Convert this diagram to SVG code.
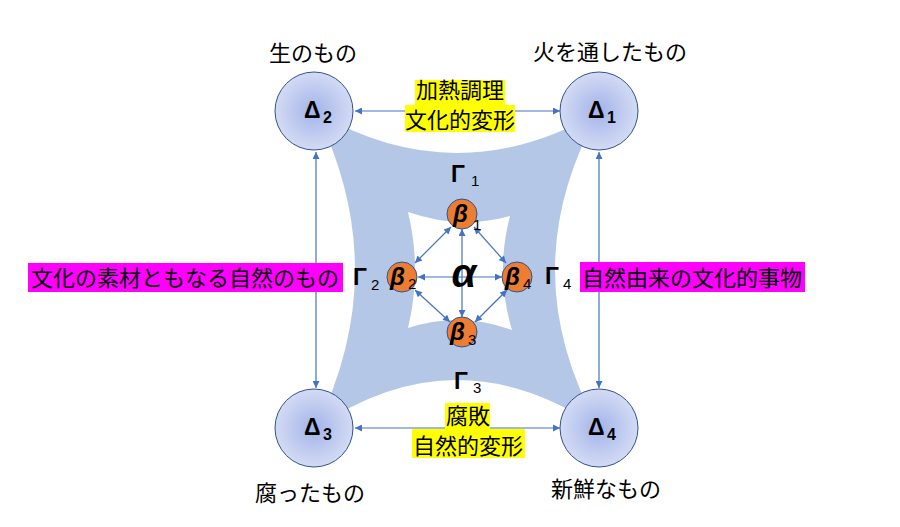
<svg xmlns="http://www.w3.org/2000/svg" width="900" height="527" viewBox="0 0 900 527">
<defs>
<radialGradient id="dg" cx="0.5" cy="0.5" r="0.5">
<stop offset="0" stop-color="#A3B3EA"/>
<stop offset="1" stop-color="#D3DBF3"/>
</radialGradient>
<marker id="ah" viewBox="0 0 10 10" refX="10" refY="5" markerWidth="9" markerHeight="7" orient="auto-start-reverse" markerUnits="userSpaceOnUse">
<path d="M0,0 L10,5 L0,10 Z" fill="#4472C4"/>
</marker>
<style>
.jp{font-family:"Noto Sans CJK JP","Noto Sans CJK SC",sans-serif;font-size:22px;fill:#000}
.jy{font-family:"Noto Sans CJK JP","Noto Sans CJK SC",sans-serif;font-size:22px;fill:#000;line-height:1}
.big{font-family:"Liberation Sans","DejaVu Sans",sans-serif;font-weight:bold;font-size:23px;fill:#000}
.sub{font-family:"Liberation Sans","DejaVu Sans",sans-serif;font-size:15px;fill:#000}
.subb{font-family:"Liberation Sans","DejaVu Sans",sans-serif;font-weight:bold;font-size:16px;fill:#000}
.gr{font-family:"Liberation Sans","DejaVu Sans",sans-serif;font-weight:bold;font-style:italic;font-size:24px;fill:#000}
.dc{fill:url(#dg);stroke:#2F528F;stroke-width:1}
.bc{fill:#ED7D31;stroke:#2F528F;stroke-width:1}
.cn{stroke:#4472C4;stroke-width:1.2;fill:none;marker-start:url(#ah);marker-end:url(#ah)}
.yl{fill:#FFFF00}
.mg{fill:#FF00FF}
</style>
</defs>
<rect width="900" height="527" fill="#FFFFFF"/>
<path id="band" fill="#B4C7E7" fill-rule="evenodd" d="M316,112 Q457,194 599,112 Q511,270 599,428 Q457,332 316,428 Q394,270 316,112 Z M408,212 Q460,230 510,216 Q495,273 512,330 Q460,311 408,328 Q422,270 408,212 Z"/>
<g id="connectors">
<line class="cn" x1="355" y1="111" x2="560" y2="111"/>
<line class="cn" x1="355" y1="428" x2="560" y2="428"/>
<line class="cn" x1="316" y1="152" x2="316" y2="388"/>
<line class="cn" x1="599" y1="152" x2="599" y2="388"/>
<line class="cn" x1="462" y1="229" x2="462" y2="317"/>
<line class="cn" x1="418" y1="277" x2="502" y2="277"/>
<line class="cn" x1="451" y1="227" x2="415" y2="263"/>
<line class="cn" x1="474" y1="227" x2="506" y2="263"/>
<line class="cn" x1="415" y1="290" x2="450" y2="322"/>
<line class="cn" x1="507" y1="290" x2="475" y2="322"/>
</g>
<g id="delta2"><circle class="dc" cx="314" cy="111" r="39"/><text class="big" x="304" y="118">Δ</text><text class="subb" x="323" y="123">2</text></g>
<g id="delta1"><circle class="dc" cx="599" cy="111" r="39"/><text class="big" x="588" y="118">Δ</text><text class="subb" x="607" y="123">1</text></g>
<g id="delta3"><circle class="dc" cx="314" cy="428" r="39"/><text class="big" x="304" y="435">Δ</text><text class="subb" x="323" y="440">3</text></g>
<g id="delta4"><circle class="dc" cx="599" cy="428" r="39"/><text class="big" x="588" y="435">Δ</text><text class="subb" x="607" y="440">4</text></g>
<g id="beta1"><circle class="bc" cx="462" cy="214" r="15"/><text class="gr" x="453" y="222">β</text><text class="sub" x="473" y="230">1</text></g>
<g id="beta2"><circle class="bc" cx="402" cy="277" r="15"/><text class="gr" x="390" y="285">β</text><text class="sub" x="408" y="289">2</text></g>
<g id="beta4"><circle class="bc" cx="517" cy="277" r="15"/><text class="gr" x="505" y="285">β</text><text class="sub" x="523" y="289">4</text></g>
<g id="beta3"><circle class="bc" cx="462" cy="332" r="15"/><text class="gr" x="450" y="340">β</text><text class="sub" x="468" y="345">3</text></g>
<g id="alpha"><text x="464" y="287" text-anchor="middle" style="font-family:'Liberation Sans','DejaVu Sans',sans-serif;font-weight:bold;font-style:italic;font-size:40px;fill:#000">α</text></g>
<g id="gamma1"><text class="big" x="451" y="182">Γ</text><text class="sub" x="471" y="186">1</text></g>
<g id="gamma2"><text class="big" x="353" y="285">Γ</text><text class="sub" x="371" y="290">2</text></g>
<g id="gamma3"><text class="big" x="454" y="389">Γ</text><text class="sub" x="473" y="393">3</text></g>
<g id="gamma4"><text class="big" x="545" y="284">Γ</text><text class="sub" x="563" y="289">4</text></g>
<g id="label-raw"><text class="jp" x="313" y="61" text-anchor="middle">生のもの</text></g>
<g id="label-cooked"><text class="jp" x="610" y="60" text-anchor="middle">火を通したもの</text></g>
<g id="label-rotten"><text class="jp" x="310" y="501" text-anchor="middle">腐ったもの</text></g>
<g id="label-fresh"><text class="jp" x="606" y="497" text-anchor="middle">新鮮なもの</text></g>
<g id="label-cooking">
<rect class="yl" x="415" y="80" width="90" height="25"/>
<rect class="yl" x="405" y="105" width="110" height="27"/>
<text class="jy" x="460" y="98" text-anchor="middle">加熱調理</text>
<text class="jy" x="460" y="128" text-anchor="middle">文化的変形</text>
</g>
<g id="label-decay">
<rect class="yl" x="445" y="403" width="45" height="26"/>
<rect class="yl" x="412" y="429" width="113" height="29"/>
<text class="jy" x="468" y="424" text-anchor="middle">腐敗</text>
<text class="jy" x="468" y="454" text-anchor="middle">自然的変形</text>
</g>
<g id="label-left">
<rect class="mg" x="28" y="263" width="315" height="29"/>
<text class="jp" x="185" y="286" text-anchor="middle">文化の素材ともなる自然のもの</text>
</g>
<g id="label-right">
<rect class="mg" x="580" y="262" width="225" height="30"/>
<text class="jp" x="692" y="286" text-anchor="middle">自然由来の文化的事物</text>
</g>
</svg>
* * *
Using the data above, write out every line exactly, leaving the images behind.

Convert this diagram to SVG code.
<svg xmlns="http://www.w3.org/2000/svg" width="900" height="527" viewBox="0 0 900 527">
<defs>
<radialGradient id="dg" cx="0.5" cy="0.5" r="0.5">
<stop offset="0" stop-color="#A3B3EA"/>
<stop offset="1" stop-color="#D3DBF3"/>
</radialGradient>
<marker id="ah" viewBox="0 0 10 10" refX="10" refY="5" markerWidth="9" markerHeight="7" orient="auto-start-reverse" markerUnits="userSpaceOnUse">
<path d="M0,0 L10,5 L0,10 Z" fill="#4472C4"/>
</marker>
<style>
.jp{font-family:"Noto Sans CJK JP","Noto Sans CJK SC",sans-serif;font-size:22px;fill:#000}
.jy{font-family:"Noto Sans CJK JP","Noto Sans CJK SC",sans-serif;font-size:22px;fill:#000;line-height:1}
.big{font-family:"Liberation Sans","DejaVu Sans",sans-serif;font-weight:bold;font-size:23px;fill:#000}
.sub{font-family:"Liberation Sans","DejaVu Sans",sans-serif;font-size:15px;fill:#000}
.subb{font-family:"Liberation Sans","DejaVu Sans",sans-serif;font-weight:bold;font-size:16px;fill:#000}
.gr{font-family:"Liberation Sans","DejaVu Sans",sans-serif;font-weight:bold;font-style:italic;font-size:24px;fill:#000}
.dc{fill:url(#dg);stroke:#2F528F;stroke-width:1}
.bc{fill:#ED7D31;stroke:#2F528F;stroke-width:1}
.cn{stroke:#4472C4;stroke-width:1.2;fill:none;marker-start:url(#ah);marker-end:url(#ah)}
.yl{fill:#FFFF00}
.mg{fill:#FF00FF}
</style>
</defs>
<rect width="900" height="527" fill="#FFFFFF"/>
<path id="band" fill="#B4C7E7" fill-rule="evenodd" d="M316,112 Q457,194 599,112 Q511,270 599,428 Q457,332 316,428 Q394,270 316,112 Z M408,212 Q460,230 510,216 Q495,273 512,330 Q460,311 408,328 Q422,270 408,212 Z"/>
<g id="connectors">
<line class="cn" x1="355" y1="111" x2="560" y2="111"/>
<line class="cn" x1="355" y1="428" x2="560" y2="428"/>
<line class="cn" x1="316" y1="152" x2="316" y2="388"/>
<line class="cn" x1="599" y1="152" x2="599" y2="388"/>
<line class="cn" x1="462" y1="229" x2="462" y2="317"/>
<line class="cn" x1="418" y1="277" x2="502" y2="277"/>
<line class="cn" x1="451" y1="227" x2="415" y2="263"/>
<line class="cn" x1="474" y1="227" x2="506" y2="263"/>
<line class="cn" x1="415" y1="290" x2="450" y2="322"/>
<line class="cn" x1="507" y1="290" x2="475" y2="322"/>
</g>
<g id="delta2"><circle class="dc" cx="314" cy="111" r="39"/><text class="big" x="304" y="118">Δ</text><text class="subb" x="323" y="123">2</text></g>
<g id="delta1"><circle class="dc" cx="599" cy="111" r="39"/><text class="big" x="588" y="118">Δ</text><text class="subb" x="607" y="123">1</text></g>
<g id="delta3"><circle class="dc" cx="314" cy="428" r="39"/><text class="big" x="304" y="435">Δ</text><text class="subb" x="323" y="440">3</text></g>
<g id="delta4"><circle class="dc" cx="599" cy="428" r="39"/><text class="big" x="588" y="435">Δ</text><text class="subb" x="607" y="440">4</text></g>
<g id="beta1"><circle class="bc" cx="462" cy="214" r="15"/><text class="gr" x="453" y="222">β</text><text class="sub" x="473" y="230">1</text></g>
<g id="beta2"><circle class="bc" cx="402" cy="277" r="15"/><text class="gr" x="390" y="285">β</text><text class="sub" x="408" y="289">2</text></g>
<g id="beta4"><circle class="bc" cx="517" cy="277" r="15"/><text class="gr" x="505" y="285">β</text><text class="sub" x="523" y="289">4</text></g>
<g id="beta3"><circle class="bc" cx="462" cy="332" r="15"/><text class="gr" x="450" y="340">β</text><text class="sub" x="468" y="345">3</text></g>
<g id="alpha"><text x="464" y="287" text-anchor="middle" style="font-family:'Liberation Sans','DejaVu Sans',sans-serif;font-weight:bold;font-style:italic;font-size:40px;fill:#000">α</text></g>
<g id="gamma1"><text class="big" x="451" y="182">Γ</text><text class="sub" x="471" y="186">1</text></g>
<g id="gamma2"><text class="big" x="353" y="285">Γ</text><text class="sub" x="371" y="290">2</text></g>
<g id="gamma3"><text class="big" x="454" y="389">Γ</text><text class="sub" x="473" y="393">3</text></g>
<g id="gamma4"><text class="big" x="545" y="284">Γ</text><text class="sub" x="563" y="289">4</text></g>
<g id="label-raw"><text class="jp" x="313" y="61" text-anchor="middle">生のもの</text></g>
<g id="label-cooked"><text class="jp" x="610" y="60" text-anchor="middle">火を通したもの</text></g>
<g id="label-rotten"><text class="jp" x="310" y="501" text-anchor="middle">腐ったもの</text></g>
<g id="label-fresh"><text class="jp" x="606" y="497" text-anchor="middle">新鮮なもの</text></g>
<g id="label-cooking">
<rect class="yl" x="415" y="80" width="90" height="25"/>
<rect class="yl" x="405" y="105" width="110" height="27"/>
<text class="jy" x="460" y="98" text-anchor="middle">加熱調理</text>
<text class="jy" x="460" y="128" text-anchor="middle">文化的変形</text>
</g>
<g id="label-decay">
<rect class="yl" x="445" y="403" width="45" height="26"/>
<rect class="yl" x="412" y="429" width="113" height="29"/>
<text class="jy" x="468" y="424" text-anchor="middle">腐敗</text>
<text class="jy" x="468" y="454" text-anchor="middle">自然的変形</text>
</g>
<g id="label-left">
<rect class="mg" x="28" y="263" width="315" height="29"/>
<text class="jp" x="185" y="286" text-anchor="middle">文化の素材ともなる自然のもの</text>
</g>
<g id="label-right">
<rect class="mg" x="580" y="262" width="225" height="30"/>
<text class="jp" x="692" y="286" text-anchor="middle">自然由来の文化的事物</text>
</g>
</svg>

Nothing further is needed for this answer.